■ Dataset extract ■

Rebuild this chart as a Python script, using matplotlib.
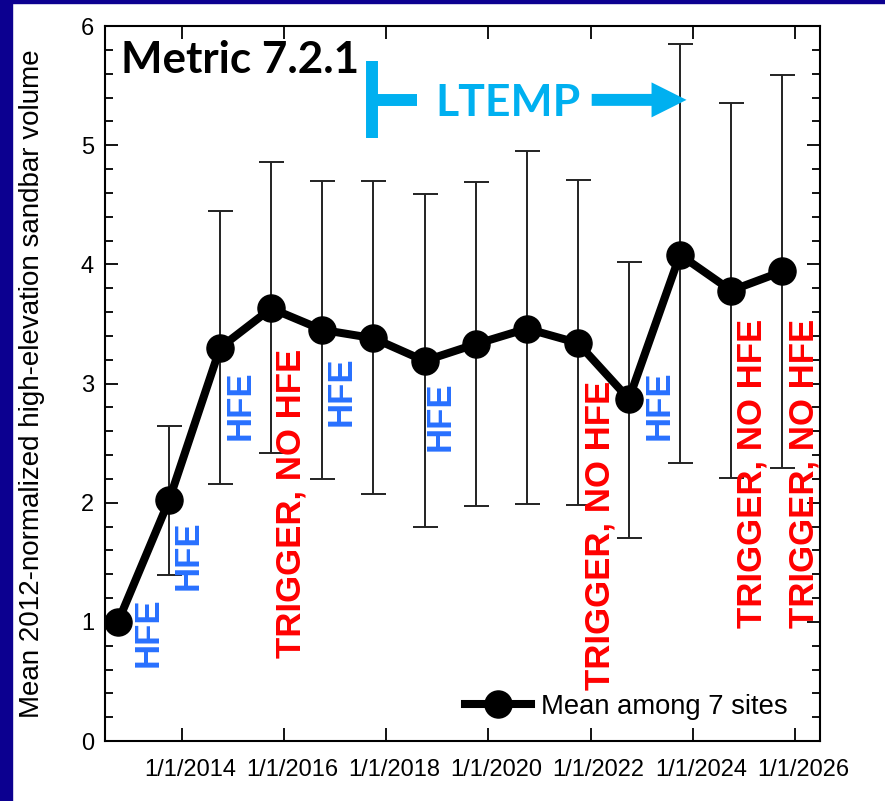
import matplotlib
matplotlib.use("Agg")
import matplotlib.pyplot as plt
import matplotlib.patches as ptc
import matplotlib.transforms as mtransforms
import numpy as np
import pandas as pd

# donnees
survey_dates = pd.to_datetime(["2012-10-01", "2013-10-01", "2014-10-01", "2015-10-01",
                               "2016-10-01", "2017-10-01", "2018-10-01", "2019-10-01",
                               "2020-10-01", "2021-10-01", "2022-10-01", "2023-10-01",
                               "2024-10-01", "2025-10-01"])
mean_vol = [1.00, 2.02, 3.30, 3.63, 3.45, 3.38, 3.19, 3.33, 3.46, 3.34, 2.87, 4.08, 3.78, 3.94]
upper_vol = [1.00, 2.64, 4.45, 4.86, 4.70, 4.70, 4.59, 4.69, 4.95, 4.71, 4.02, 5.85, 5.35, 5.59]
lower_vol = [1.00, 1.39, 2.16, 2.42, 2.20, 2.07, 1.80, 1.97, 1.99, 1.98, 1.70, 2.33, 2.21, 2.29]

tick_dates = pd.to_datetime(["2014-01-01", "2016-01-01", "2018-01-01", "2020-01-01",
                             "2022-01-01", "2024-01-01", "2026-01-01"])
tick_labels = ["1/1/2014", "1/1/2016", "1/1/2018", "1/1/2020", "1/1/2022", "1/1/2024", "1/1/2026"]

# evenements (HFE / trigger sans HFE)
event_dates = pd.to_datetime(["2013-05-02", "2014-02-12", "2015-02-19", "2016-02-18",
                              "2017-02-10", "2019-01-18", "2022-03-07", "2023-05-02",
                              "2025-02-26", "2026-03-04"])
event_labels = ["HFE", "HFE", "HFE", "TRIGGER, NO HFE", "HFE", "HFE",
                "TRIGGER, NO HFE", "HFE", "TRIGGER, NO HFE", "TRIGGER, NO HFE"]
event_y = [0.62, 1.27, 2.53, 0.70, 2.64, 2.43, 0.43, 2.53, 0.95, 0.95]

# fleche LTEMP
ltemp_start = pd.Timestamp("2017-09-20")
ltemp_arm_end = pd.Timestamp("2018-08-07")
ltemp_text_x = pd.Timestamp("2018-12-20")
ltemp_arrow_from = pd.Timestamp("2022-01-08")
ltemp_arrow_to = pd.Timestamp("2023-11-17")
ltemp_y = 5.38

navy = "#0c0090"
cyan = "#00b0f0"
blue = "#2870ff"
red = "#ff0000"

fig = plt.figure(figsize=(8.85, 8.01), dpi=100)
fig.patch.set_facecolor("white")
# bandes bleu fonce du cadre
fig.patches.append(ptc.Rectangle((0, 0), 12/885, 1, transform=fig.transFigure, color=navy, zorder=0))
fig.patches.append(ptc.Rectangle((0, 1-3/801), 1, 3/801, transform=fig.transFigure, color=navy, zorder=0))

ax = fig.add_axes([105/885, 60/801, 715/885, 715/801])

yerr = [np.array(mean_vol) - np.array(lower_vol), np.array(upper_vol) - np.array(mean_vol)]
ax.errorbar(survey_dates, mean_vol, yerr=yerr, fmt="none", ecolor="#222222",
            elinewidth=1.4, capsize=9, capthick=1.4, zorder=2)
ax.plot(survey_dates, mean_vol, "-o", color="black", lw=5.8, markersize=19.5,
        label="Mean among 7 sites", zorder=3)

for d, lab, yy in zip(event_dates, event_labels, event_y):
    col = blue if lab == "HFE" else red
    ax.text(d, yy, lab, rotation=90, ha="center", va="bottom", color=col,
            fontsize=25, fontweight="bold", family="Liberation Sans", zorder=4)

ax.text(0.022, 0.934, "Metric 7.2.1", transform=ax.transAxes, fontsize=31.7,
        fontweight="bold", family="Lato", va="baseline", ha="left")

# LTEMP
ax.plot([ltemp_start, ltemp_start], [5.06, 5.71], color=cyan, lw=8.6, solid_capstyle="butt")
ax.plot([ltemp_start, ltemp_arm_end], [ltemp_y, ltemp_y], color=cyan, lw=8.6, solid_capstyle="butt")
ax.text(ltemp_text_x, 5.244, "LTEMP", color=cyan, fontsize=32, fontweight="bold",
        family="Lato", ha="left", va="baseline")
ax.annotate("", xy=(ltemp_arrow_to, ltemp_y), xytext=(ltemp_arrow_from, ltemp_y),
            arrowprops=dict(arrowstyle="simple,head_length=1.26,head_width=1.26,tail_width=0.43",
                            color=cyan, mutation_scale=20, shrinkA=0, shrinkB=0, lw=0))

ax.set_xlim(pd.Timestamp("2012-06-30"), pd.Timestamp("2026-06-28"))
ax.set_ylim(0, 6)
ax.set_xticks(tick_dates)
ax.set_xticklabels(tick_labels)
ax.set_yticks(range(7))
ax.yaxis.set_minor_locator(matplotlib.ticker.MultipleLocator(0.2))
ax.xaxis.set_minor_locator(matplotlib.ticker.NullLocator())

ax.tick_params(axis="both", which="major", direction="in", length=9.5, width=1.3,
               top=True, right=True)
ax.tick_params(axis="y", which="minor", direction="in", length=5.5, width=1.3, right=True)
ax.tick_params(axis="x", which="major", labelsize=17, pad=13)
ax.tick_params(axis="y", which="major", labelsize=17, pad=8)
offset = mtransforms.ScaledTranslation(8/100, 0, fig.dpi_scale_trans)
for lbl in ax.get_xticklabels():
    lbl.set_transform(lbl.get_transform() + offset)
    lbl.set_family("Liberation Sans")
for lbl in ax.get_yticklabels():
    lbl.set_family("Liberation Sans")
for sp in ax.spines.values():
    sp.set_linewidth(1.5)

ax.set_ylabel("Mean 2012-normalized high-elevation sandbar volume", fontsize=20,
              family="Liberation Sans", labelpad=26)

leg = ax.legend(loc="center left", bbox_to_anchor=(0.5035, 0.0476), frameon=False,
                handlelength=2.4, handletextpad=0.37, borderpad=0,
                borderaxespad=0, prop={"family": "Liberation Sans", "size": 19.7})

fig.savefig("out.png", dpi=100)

■ Directions for this task ■
Starting with the first line of the data above and ending with the line containing "import pandas as pd", please restate every line exactly, leaving images out.

■ Expected output ■
Rebuild this chart as a Python script, using matplotlib.
import matplotlib
matplotlib.use("Agg")
import matplotlib.pyplot as plt
import matplotlib.patches as ptc
import matplotlib.transforms as mtransforms
import numpy as np
import pandas as pd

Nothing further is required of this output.